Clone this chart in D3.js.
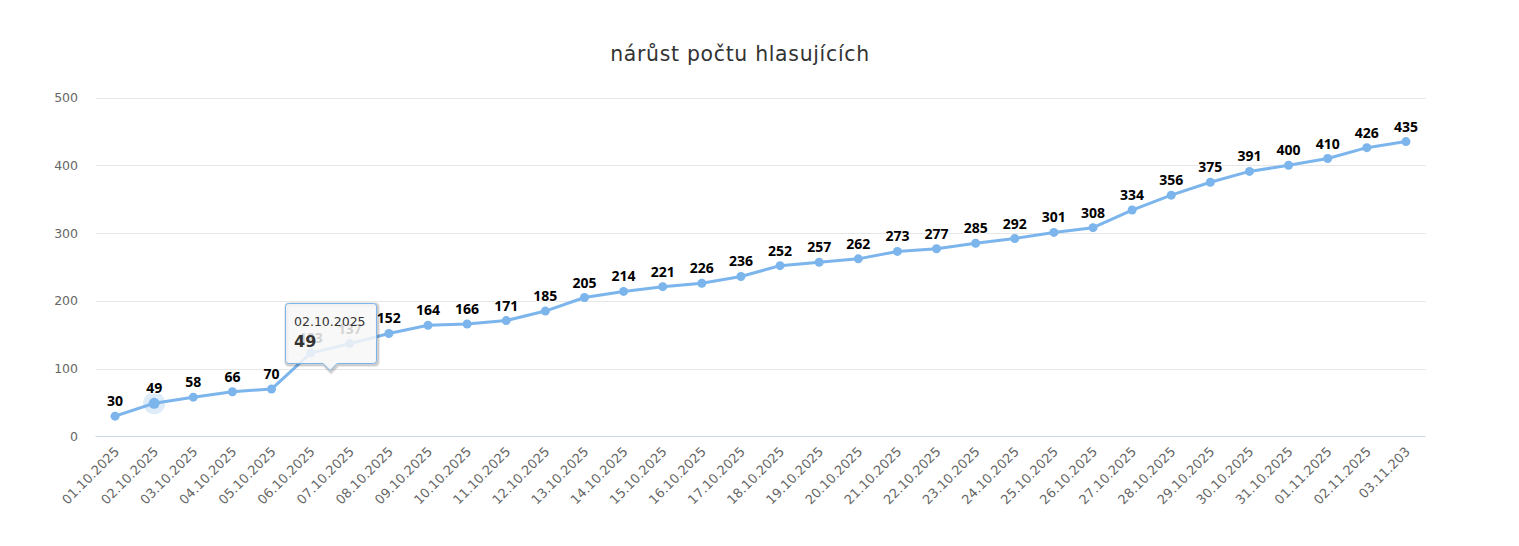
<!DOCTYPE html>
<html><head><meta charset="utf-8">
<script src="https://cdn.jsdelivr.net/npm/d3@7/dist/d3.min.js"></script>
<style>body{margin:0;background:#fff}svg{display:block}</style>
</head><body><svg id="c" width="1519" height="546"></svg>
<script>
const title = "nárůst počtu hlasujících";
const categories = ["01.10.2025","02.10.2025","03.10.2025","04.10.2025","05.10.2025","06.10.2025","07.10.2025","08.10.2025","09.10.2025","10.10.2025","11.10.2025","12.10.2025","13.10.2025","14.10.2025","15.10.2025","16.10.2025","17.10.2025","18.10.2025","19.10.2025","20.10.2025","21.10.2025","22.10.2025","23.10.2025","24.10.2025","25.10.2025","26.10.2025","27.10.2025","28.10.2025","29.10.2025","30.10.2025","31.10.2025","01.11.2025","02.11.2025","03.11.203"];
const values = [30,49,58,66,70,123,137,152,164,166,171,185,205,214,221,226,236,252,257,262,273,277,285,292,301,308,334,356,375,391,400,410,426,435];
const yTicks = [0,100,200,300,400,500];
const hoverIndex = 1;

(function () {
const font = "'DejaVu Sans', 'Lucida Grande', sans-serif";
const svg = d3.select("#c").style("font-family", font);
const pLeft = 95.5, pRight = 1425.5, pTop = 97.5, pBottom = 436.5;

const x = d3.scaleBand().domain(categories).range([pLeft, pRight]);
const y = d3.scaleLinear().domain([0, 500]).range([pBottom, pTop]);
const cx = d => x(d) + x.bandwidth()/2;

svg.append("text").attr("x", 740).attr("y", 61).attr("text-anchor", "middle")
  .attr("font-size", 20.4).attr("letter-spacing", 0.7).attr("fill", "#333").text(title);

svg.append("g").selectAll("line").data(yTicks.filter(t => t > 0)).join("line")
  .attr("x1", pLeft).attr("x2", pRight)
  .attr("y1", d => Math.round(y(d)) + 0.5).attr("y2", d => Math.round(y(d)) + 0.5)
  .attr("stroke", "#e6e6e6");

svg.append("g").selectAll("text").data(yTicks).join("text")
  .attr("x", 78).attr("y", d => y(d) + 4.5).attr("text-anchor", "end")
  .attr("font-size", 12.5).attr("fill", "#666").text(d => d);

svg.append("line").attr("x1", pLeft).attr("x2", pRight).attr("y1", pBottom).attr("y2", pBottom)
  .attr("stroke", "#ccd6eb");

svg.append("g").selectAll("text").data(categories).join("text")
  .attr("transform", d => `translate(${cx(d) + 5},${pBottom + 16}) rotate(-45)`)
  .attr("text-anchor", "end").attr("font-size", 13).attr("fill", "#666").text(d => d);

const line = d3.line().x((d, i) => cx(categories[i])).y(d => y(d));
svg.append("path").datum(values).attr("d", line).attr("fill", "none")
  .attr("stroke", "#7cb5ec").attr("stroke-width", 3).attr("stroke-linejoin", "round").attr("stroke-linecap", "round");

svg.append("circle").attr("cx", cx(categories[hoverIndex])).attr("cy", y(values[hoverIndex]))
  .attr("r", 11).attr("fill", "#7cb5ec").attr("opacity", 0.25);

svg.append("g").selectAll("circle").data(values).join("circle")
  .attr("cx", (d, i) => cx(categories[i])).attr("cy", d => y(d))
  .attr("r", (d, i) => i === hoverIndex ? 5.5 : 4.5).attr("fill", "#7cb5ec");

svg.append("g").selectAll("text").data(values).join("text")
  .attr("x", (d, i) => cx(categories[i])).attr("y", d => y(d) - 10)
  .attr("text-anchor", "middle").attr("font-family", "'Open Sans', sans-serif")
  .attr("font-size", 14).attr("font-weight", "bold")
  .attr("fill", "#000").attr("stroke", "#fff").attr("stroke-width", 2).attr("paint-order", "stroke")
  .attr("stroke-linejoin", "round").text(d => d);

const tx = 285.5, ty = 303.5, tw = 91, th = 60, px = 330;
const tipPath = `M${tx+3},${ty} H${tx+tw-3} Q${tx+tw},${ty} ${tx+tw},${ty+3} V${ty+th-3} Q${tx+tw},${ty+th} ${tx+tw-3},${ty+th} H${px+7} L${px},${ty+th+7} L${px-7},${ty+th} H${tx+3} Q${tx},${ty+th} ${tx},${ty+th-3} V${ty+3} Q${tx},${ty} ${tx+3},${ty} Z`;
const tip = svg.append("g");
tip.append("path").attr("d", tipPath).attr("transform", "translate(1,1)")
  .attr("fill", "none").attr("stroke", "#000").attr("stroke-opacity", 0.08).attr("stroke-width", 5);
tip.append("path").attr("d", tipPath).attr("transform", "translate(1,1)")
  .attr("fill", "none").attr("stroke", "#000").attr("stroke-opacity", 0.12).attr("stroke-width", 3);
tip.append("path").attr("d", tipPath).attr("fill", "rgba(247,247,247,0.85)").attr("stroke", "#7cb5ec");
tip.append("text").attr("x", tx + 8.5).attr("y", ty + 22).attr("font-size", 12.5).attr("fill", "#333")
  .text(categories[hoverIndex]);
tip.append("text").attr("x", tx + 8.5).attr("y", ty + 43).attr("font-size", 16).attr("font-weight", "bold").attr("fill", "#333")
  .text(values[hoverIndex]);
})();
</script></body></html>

⁂

Stated problem: Please set down each line of the data above exactly as written, without the pictures.

Reply to the task:
Clone this chart in D3.js.
<!DOCTYPE html>
<html><head><meta charset="utf-8">
<script src="https://cdn.jsdelivr.net/npm/d3@7/dist/d3.min.js"></script>
<style>body{margin:0;background:#fff}svg{display:block}</style>
</head><body><svg id="c" width="1519" height="546"></svg>
<script>
const title = "nárůst počtu hlasujících";
const categories = ["01.10.2025","02.10.2025","03.10.2025","04.10.2025","05.10.2025","06.10.2025","07.10.2025","08.10.2025","09.10.2025","10.10.2025","11.10.2025","12.10.2025","13.10.2025","14.10.2025","15.10.2025","16.10.2025","17.10.2025","18.10.2025","19.10.2025","20.10.2025","21.10.2025","22.10.2025","23.10.2025","24.10.2025","25.10.2025","26.10.2025","27.10.2025","28.10.2025","29.10.2025","30.10.2025","31.10.2025","01.11.2025","02.11.2025","03.11.203"];
const values = [30,49,58,66,70,123,137,152,164,166,171,185,205,214,221,226,236,252,257,262,273,277,285,292,301,308,334,356,375,391,400,410,426,435];
const yTicks = [0,100,200,300,400,500];
const hoverIndex = 1;

(function () {
const font = "'DejaVu Sans', 'Lucida Grande', sans-serif";
const svg = d3.select("#c").style("font-family", font);
const pLeft = 95.5, pRight = 1425.5, pTop = 97.5, pBottom = 436.5;

const x = d3.scaleBand().domain(categories).range([pLeft, pRight]);
const y = d3.scaleLinear().domain([0, 500]).range([pBottom, pTop]);
const cx = d => x(d) + x.bandwidth()/2;

svg.append("text").attr("x", 740).attr("y", 61).attr("text-anchor", "middle")
  .attr("font-size", 20.4).attr("letter-spacing", 0.7).attr("fill", "#333").text(title);

svg.append("g").selectAll("line").data(yTicks.filter(t => t > 0)).join("line")
  .attr("x1", pLeft).attr("x2", pRight)
  .attr("y1", d => Math.round(y(d)) + 0.5).attr("y2", d => Math.round(y(d)) + 0.5)
  .attr("stroke", "#e6e6e6");

svg.append("g").selectAll("text").data(yTicks).join("text")
  .attr("x", 78).attr("y", d => y(d) + 4.5).attr("text-anchor", "end")
  .attr("font-size", 12.5).attr("fill", "#666").text(d => d);

svg.append("line").attr("x1", pLeft).attr("x2", pRight).attr("y1", pBottom).attr("y2", pBottom)
  .attr("stroke", "#ccd6eb");

svg.append("g").selectAll("text").data(categories).join("text")
  .attr("transform", d => `translate(${cx(d) + 5},${pBottom + 16}) rotate(-45)`)
  .attr("text-anchor", "end").attr("font-size", 13).attr("fill", "#666").text(d => d);

const line = d3.line().x((d, i) => cx(categories[i])).y(d => y(d));
svg.append("path").datum(values).attr("d", line).attr("fill", "none")
  .attr("stroke", "#7cb5ec").attr("stroke-width", 3).attr("stroke-linejoin", "round").attr("stroke-linecap", "round");

svg.append("circle").attr("cx", cx(categories[hoverIndex])).attr("cy", y(values[hoverIndex]))
  .attr("r", 11).attr("fill", "#7cb5ec").attr("opacity", 0.25);

svg.append("g").selectAll("circle").data(values).join("circle")
  .attr("cx", (d, i) => cx(categories[i])).attr("cy", d => y(d))
  .attr("r", (d, i) => i === hoverIndex ? 5.5 : 4.5).attr("fill", "#7cb5ec");

svg.append("g").selectAll("text").data(values).join("text")
  .attr("x", (d, i) => cx(categories[i])).attr("y", d => y(d) - 10)
  .attr("text-anchor", "middle").attr("font-family", "'Open Sans', sans-serif")
  .attr("font-size", 14).attr("font-weight", "bold")
  .attr("fill", "#000").attr("stroke", "#fff").attr("stroke-width", 2).attr("paint-order", "stroke")
  .attr("stroke-linejoin", "round").text(d => d);

const tx = 285.5, ty = 303.5, tw = 91, th = 60, px = 330;
const tipPath = `M${tx+3},${ty} H${tx+tw-3} Q${tx+tw},${ty} ${tx+tw},${ty+3} V${ty+th-3} Q${tx+tw},${ty+th} ${tx+tw-3},${ty+th} H${px+7} L${px},${ty+th+7} L${px-7},${ty+th} H${tx+3} Q${tx},${ty+th} ${tx},${ty+th-3} V${ty+3} Q${tx},${ty} ${tx+3},${ty} Z`;
const tip = svg.append("g");
tip.append("path").attr("d", tipPath).attr("transform", "translate(1,1)")
  .attr("fill", "none").attr("stroke", "#000").attr("stroke-opacity", 0.08).attr("stroke-width", 5);
tip.append("path").attr("d", tipPath).attr("transform", "translate(1,1)")
  .attr("fill", "none").attr("stroke", "#000").attr("stroke-opacity", 0.12).attr("stroke-width", 3);
tip.append("path").attr("d", tipPath).attr("fill", "rgba(247,247,247,0.85)").attr("stroke", "#7cb5ec");
tip.append("text").attr("x", tx + 8.5).attr("y", ty + 22).attr("font-size", 12.5).attr("fill", "#333")
  .text(categories[hoverIndex]);
tip.append("text").attr("x", tx + 8.5).attr("y", ty + 43).attr("font-size", 16).attr("font-weight", "bold").attr("fill", "#333")
  .text(values[hoverIndex]);
})();
</script></body></html>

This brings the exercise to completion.